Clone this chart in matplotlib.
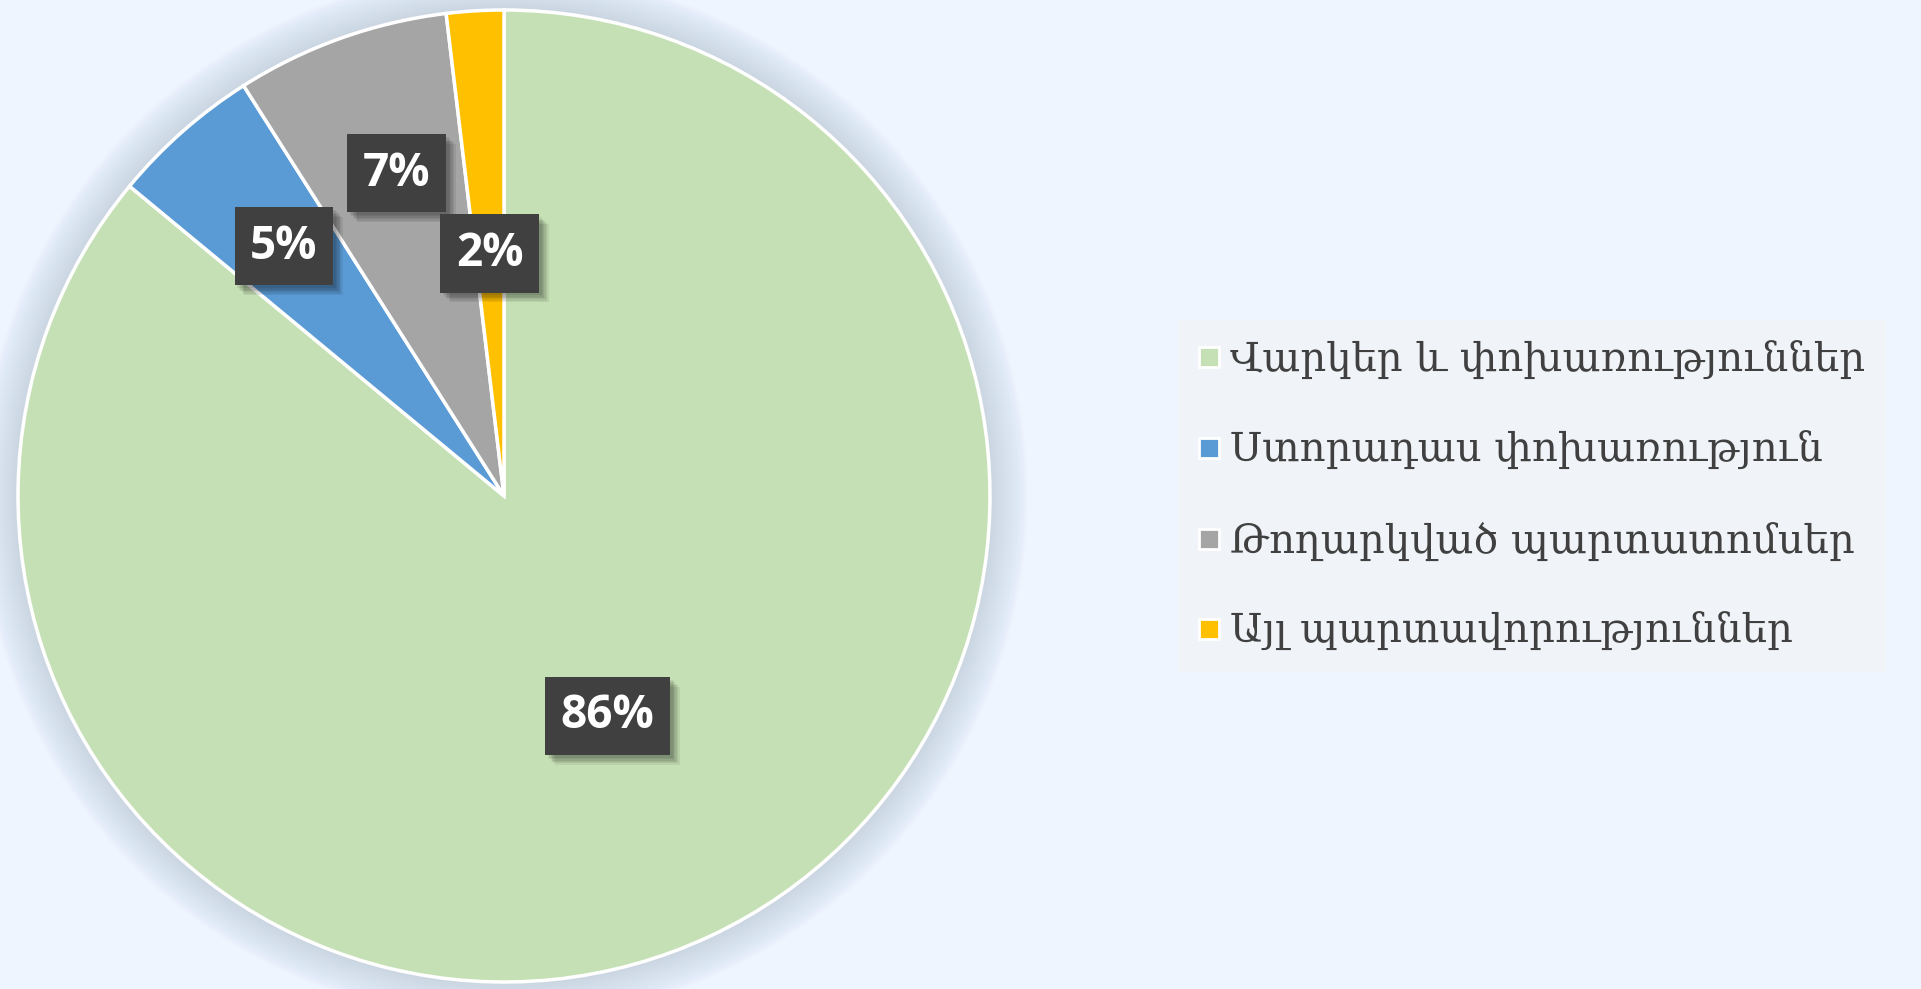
import numpy as np
import matplotlib.pyplot as plt
import matplotlib.patheffects as pe
from matplotlib.lines import Line2D
from matplotlib.patches import Circle

categories = [
    "Վարկեր և փոխառություններ",
    "Ստորադաս փոխառություն",
    "Թողարկված պարտատոմսեր",
    "Այլ պարտավորություններ",
]
shares = [86.0, 5.0, 7.1, 1.9]
pct_labels = ["86%", "5%", "7%", "2%"]
colors = ["#C5E0B4", "#5B9BD5", "#A5A5A5", "#FFC000"]
label_dist = [0.50, 0.685, 0.70, 0.50]
label_turn = [0.0, 0.0, -1.2, 0.0]  # small angular nudges, degrees

BG = "#EEF5FE"

fig = plt.figure(figsize=(19.21, 9.89), dpi=100, facecolor=BG)
ax = fig.add_axes([18 / 1921, 7 / 989, 972 / 1921, 972 / 989])
ax.set_facecolor(BG)
ax.axis("off")

# soft outer shadow round the pie
for k in range(28):
    ax.add_patch(Circle((0, 0), 1.0 + 0.0028 * (k + 1), color="#8A98B0",
                        alpha=0.013, lw=0, zorder=0, clip_on=False))

wedges, _ = ax.pie(
    shares, colors=colors, startangle=90, counterclock=False, radius=1.0,
    wedgeprops=dict(edgecolor="white", linewidth=2.5),
)
for w in wedges:
    w.set_zorder(2)
ax.set_xlim(-1, 1)
ax.set_ylim(-1, 1)
ax.set_aspect("equal")

# blurred-looking drop shadow: several faint offset copies
soft_shadow = [pe.SimplePatchShadow(offset=(d, -d), shadow_rgbFace="black", alpha=0.07)
               for d in (2, 3, 4, 5, 6, 7)]

total = sum(shares)
start = 90.0
for i, (v, lab) in enumerate(zip(shares, pct_labels)):
    span = v / total * 360
    mid = np.deg2rad(start - span / 2 + label_turn[i])
    start -= span
    x, y = label_dist[i] * np.cos(mid), label_dist[i] * np.sin(mid)
    t = ax.text(x, y, lab, ha="center", va="center", color="white",
                fontsize=33, fontweight="bold", family="Open Sans", zorder=5,
                bbox=dict(boxstyle="square,pad=0.34", fc="#404040", ec="none"))
    t.get_bbox_patch().set_path_effects(soft_shadow + [pe.Normal()])

handles = [Line2D([], [], marker="s", linestyle="none", markersize=15,
                  markerfacecolor=c, markeredgecolor="white", markeredgewidth=2)
           for c in colors]
leg = fig.legend(handles, categories, loc="center left",
                 bbox_to_anchor=(1178 / 1921, 1 - 496 / 989),
                 frameon=True, fancybox=False, facecolor="#F0F3F8",
                 edgecolor="none", framealpha=1,
                 prop={"family": ["DejaVu Serif", "DejaVu Sans"], "size": 29},
                 handlelength=0.55, handletextpad=0.25, labelspacing=1.28,
                 borderpad=0.5, borderaxespad=0)
for txt in leg.get_texts():
    txt.set_color("#404040")

fig.savefig("out.png", dpi=100, facecolor=BG)
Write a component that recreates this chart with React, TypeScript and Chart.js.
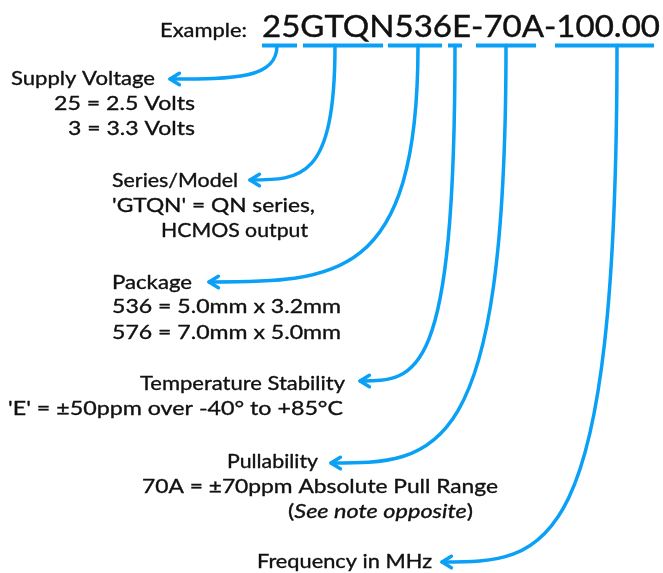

- - -

**WHAT YOU WILL DO**:
Only the lines from the top of the records through the line with "alpha=0.013, lw=0, zorder=0, clip_on=False))" belong in the copy; write them out exactly, leaving out pictures.

**PROBLEM SOLUTION**:
Clone this chart in matplotlib.
import numpy as np
import matplotlib.pyplot as plt
import matplotlib.patheffects as pe
from matplotlib.lines import Line2D
from matplotlib.patches import Circle

categories = [
    "Վարկեր և փոխառություններ",
    "Ստորադաս փոխառություն",
    "Թողարկված պարտատոմսեր",
    "Այլ պարտավորություններ",
]
shares = [86.0, 5.0, 7.1, 1.9]
pct_labels = ["86%", "5%", "7%", "2%"]
colors = ["#C5E0B4", "#5B9BD5", "#A5A5A5", "#FFC000"]
label_dist = [0.50, 0.685, 0.70, 0.50]
label_turn = [0.0, 0.0, -1.2, 0.0]  # small angular nudges, degrees

BG = "#EEF5FE"

fig = plt.figure(figsize=(19.21, 9.89), dpi=100, facecolor=BG)
ax = fig.add_axes([18 / 1921, 7 / 989, 972 / 1921, 972 / 989])
ax.set_facecolor(BG)
ax.axis("off")

# soft outer shadow round the pie
for k in range(28):
    ax.add_patch(Circle((0, 0), 1.0 + 0.0028 * (k + 1), color="#8A98B0",
                        alpha=0.013, lw=0, zorder=0, clip_on=False))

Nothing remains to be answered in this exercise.